## WHAT NEEDS TO BE DONE
Only the lines from the start of the data to the line containing "import pandas as pd", both included, should be output, exactly and without pictures.

## DATA SHOWN
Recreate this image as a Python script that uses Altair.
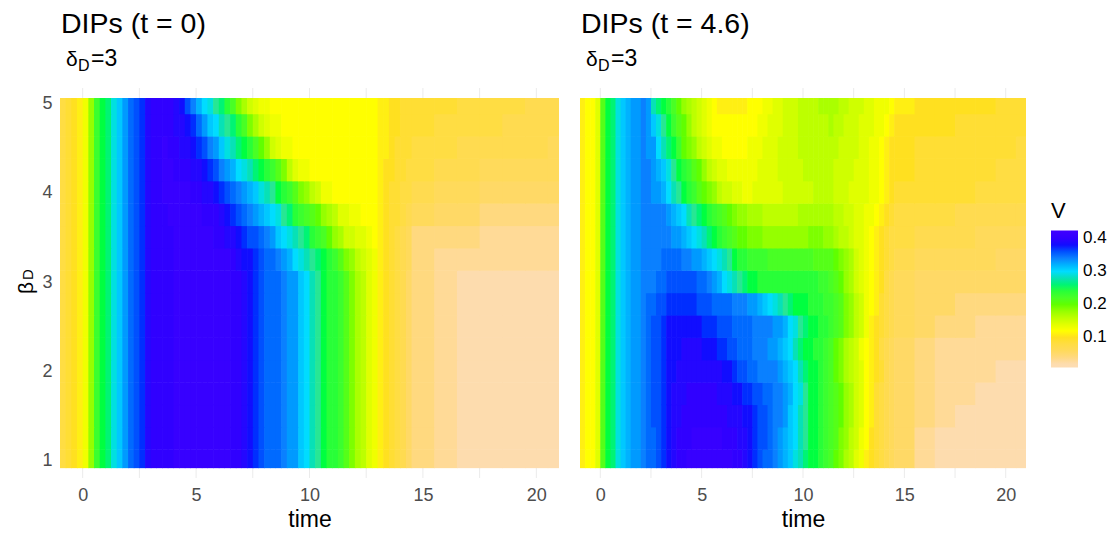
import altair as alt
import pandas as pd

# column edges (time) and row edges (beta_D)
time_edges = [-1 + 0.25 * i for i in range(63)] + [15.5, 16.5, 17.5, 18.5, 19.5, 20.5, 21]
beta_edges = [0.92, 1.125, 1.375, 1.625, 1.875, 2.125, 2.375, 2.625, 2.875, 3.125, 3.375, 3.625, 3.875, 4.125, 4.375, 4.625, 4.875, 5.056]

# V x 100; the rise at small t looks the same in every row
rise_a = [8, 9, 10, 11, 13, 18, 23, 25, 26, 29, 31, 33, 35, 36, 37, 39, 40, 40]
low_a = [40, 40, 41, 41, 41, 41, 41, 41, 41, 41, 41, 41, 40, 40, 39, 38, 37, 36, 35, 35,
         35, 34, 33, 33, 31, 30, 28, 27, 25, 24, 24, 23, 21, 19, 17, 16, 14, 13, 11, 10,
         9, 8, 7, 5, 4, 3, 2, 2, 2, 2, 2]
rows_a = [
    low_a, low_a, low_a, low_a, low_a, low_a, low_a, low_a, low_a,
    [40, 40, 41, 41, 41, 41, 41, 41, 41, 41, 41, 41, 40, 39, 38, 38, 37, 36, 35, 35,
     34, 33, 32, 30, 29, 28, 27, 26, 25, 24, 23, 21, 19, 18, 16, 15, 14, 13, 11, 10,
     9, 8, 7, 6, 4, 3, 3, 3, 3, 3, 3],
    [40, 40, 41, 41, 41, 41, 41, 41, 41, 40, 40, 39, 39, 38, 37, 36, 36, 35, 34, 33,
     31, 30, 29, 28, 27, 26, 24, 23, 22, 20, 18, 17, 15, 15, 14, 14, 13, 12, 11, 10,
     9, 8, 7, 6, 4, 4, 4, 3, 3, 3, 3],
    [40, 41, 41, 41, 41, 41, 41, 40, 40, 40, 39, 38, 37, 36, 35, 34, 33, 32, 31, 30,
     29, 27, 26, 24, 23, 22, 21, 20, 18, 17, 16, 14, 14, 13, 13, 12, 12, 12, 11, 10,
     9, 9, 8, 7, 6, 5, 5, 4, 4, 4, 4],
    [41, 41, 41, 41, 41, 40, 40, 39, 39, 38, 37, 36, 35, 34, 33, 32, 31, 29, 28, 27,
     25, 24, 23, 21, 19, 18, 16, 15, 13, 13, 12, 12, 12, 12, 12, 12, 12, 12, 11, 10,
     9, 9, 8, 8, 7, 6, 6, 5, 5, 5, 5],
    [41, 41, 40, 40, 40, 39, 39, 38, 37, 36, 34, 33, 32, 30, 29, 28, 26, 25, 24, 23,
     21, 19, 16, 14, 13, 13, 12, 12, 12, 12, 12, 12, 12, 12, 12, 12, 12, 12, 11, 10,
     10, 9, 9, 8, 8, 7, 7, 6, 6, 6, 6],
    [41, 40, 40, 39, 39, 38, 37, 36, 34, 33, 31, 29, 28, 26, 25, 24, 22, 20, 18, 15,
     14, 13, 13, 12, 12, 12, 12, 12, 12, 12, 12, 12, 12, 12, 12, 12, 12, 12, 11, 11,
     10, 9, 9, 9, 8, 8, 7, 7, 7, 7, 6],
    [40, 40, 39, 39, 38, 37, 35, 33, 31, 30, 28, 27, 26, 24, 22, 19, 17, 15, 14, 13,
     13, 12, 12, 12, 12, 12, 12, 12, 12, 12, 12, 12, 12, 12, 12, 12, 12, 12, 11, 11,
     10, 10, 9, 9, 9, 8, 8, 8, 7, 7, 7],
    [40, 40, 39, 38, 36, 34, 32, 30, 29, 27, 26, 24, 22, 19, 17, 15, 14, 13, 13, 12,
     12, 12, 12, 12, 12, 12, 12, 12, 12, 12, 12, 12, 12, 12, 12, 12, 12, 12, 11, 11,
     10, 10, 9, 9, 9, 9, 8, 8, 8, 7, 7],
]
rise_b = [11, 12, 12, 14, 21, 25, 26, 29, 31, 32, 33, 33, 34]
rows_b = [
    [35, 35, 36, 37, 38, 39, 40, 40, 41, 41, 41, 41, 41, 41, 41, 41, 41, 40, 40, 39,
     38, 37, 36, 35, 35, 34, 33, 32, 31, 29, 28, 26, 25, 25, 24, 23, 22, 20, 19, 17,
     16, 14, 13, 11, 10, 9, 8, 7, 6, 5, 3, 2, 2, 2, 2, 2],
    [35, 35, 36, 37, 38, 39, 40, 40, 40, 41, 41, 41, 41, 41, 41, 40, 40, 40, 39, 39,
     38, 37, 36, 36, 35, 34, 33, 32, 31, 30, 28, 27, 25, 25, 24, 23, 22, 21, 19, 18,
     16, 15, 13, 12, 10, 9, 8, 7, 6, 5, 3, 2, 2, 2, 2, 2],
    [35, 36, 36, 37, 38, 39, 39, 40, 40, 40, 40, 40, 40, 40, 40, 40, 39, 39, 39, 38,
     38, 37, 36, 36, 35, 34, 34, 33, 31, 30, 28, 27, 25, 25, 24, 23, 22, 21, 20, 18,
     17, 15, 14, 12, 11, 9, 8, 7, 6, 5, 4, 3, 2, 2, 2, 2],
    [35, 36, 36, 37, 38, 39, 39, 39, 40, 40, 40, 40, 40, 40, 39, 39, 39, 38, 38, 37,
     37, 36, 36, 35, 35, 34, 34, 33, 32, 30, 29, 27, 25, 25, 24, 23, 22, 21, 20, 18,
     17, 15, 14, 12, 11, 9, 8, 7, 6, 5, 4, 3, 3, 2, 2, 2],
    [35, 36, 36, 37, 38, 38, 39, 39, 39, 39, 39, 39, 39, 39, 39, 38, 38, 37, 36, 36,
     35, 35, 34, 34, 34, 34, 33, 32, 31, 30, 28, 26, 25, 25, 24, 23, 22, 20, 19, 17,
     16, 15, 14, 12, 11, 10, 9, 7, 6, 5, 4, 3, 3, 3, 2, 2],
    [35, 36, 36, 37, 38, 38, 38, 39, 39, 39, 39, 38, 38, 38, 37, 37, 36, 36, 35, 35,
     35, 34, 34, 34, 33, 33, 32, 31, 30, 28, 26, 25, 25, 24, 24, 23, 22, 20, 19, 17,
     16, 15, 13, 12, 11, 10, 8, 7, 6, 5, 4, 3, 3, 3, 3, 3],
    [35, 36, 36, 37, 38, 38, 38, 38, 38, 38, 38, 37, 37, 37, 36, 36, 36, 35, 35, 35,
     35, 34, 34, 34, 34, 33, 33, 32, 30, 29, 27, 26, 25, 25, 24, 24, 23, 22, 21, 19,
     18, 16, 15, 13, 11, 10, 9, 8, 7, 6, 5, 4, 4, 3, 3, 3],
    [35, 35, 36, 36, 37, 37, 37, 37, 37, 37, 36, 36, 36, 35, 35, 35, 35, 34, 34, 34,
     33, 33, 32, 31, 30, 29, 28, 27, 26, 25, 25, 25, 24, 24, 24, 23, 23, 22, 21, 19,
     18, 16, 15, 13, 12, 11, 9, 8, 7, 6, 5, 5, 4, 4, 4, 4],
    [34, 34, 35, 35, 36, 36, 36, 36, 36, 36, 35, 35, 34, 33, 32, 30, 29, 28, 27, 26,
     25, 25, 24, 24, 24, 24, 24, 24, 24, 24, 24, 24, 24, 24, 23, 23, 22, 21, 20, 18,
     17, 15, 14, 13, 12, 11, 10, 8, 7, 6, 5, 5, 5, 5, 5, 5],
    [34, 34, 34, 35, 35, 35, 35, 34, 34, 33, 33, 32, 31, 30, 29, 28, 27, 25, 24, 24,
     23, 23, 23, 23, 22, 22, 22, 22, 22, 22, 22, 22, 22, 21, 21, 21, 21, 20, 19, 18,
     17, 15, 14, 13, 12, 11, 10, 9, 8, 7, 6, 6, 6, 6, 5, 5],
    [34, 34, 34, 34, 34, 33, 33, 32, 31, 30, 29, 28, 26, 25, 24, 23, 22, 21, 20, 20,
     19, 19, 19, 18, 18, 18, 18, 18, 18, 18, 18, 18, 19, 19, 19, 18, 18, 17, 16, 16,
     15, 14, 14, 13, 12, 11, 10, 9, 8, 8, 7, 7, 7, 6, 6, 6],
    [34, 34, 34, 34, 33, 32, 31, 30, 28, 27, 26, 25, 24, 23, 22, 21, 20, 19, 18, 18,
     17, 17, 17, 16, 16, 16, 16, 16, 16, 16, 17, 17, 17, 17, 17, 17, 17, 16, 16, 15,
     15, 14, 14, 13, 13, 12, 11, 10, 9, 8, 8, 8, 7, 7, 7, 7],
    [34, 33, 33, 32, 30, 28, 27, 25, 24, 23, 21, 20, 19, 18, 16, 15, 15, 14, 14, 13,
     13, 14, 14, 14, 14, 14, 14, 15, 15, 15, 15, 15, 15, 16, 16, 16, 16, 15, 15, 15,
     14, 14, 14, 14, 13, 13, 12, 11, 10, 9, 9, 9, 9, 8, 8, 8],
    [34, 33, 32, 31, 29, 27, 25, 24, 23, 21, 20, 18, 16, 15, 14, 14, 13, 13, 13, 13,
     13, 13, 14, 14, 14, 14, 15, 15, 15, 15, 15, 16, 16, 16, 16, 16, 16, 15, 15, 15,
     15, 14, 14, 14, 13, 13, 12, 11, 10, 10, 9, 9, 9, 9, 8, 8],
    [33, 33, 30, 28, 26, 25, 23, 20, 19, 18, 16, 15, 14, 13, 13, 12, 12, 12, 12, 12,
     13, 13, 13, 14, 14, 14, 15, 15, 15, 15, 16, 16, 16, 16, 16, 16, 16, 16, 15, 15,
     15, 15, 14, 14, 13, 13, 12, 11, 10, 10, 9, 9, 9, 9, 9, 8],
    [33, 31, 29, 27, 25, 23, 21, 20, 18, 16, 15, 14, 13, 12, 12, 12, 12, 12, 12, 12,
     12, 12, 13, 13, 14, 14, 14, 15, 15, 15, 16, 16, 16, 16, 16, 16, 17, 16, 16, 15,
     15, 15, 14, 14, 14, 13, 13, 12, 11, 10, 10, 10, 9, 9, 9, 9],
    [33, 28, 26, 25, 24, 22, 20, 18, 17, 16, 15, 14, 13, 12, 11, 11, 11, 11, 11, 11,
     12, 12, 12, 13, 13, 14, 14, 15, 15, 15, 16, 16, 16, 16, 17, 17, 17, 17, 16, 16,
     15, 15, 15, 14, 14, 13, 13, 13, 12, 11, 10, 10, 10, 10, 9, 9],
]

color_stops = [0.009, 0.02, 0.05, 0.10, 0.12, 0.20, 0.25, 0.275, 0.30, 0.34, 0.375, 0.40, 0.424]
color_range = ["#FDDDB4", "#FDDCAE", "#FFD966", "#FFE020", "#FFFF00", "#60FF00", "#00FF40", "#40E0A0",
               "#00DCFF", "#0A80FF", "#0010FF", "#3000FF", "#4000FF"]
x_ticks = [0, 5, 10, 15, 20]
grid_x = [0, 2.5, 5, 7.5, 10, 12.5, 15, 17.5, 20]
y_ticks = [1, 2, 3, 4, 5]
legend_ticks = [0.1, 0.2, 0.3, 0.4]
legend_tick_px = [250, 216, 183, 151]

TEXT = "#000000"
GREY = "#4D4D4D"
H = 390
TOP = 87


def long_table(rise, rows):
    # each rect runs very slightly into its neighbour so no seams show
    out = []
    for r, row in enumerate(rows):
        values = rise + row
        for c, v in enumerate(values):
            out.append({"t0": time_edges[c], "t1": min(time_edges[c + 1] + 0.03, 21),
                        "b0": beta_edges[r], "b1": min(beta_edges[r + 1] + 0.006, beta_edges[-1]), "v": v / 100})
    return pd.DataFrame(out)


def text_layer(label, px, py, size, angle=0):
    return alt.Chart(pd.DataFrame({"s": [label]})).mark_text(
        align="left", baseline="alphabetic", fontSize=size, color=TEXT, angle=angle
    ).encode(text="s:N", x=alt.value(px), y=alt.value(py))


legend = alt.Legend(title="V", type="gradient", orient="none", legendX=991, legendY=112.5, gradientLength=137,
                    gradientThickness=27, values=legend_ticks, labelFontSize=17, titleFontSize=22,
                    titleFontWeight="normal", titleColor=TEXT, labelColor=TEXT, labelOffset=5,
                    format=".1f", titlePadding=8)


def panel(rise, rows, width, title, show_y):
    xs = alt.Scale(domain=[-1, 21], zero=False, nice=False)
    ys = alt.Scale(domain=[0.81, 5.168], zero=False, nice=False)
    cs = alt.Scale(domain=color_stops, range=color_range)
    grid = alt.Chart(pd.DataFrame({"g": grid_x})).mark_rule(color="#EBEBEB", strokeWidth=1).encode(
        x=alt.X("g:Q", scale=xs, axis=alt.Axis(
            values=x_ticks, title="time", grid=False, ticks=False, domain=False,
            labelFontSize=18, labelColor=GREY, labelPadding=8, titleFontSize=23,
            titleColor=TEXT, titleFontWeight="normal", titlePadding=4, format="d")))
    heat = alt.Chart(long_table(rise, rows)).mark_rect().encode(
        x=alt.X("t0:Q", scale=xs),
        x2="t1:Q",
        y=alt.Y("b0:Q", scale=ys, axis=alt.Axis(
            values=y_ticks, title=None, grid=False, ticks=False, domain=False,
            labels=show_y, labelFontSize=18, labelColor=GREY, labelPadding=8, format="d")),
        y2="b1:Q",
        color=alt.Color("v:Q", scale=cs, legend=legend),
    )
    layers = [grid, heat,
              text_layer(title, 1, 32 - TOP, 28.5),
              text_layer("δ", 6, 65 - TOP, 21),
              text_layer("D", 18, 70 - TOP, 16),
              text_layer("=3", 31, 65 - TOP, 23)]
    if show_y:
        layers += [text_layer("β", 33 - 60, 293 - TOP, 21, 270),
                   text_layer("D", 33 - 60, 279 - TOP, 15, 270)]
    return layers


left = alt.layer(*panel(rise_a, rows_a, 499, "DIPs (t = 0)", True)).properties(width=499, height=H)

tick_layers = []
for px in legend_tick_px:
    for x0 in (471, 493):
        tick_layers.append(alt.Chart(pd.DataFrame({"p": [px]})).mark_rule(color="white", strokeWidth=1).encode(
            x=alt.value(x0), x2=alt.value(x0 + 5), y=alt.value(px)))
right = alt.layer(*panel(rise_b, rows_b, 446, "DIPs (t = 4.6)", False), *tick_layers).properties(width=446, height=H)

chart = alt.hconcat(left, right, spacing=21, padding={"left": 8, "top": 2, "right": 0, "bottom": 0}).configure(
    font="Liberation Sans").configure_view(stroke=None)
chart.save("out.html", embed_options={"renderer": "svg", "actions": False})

## FULL RESPONSE
Recreate this image as a Python script that uses Altair.
import altair as alt
import pandas as pd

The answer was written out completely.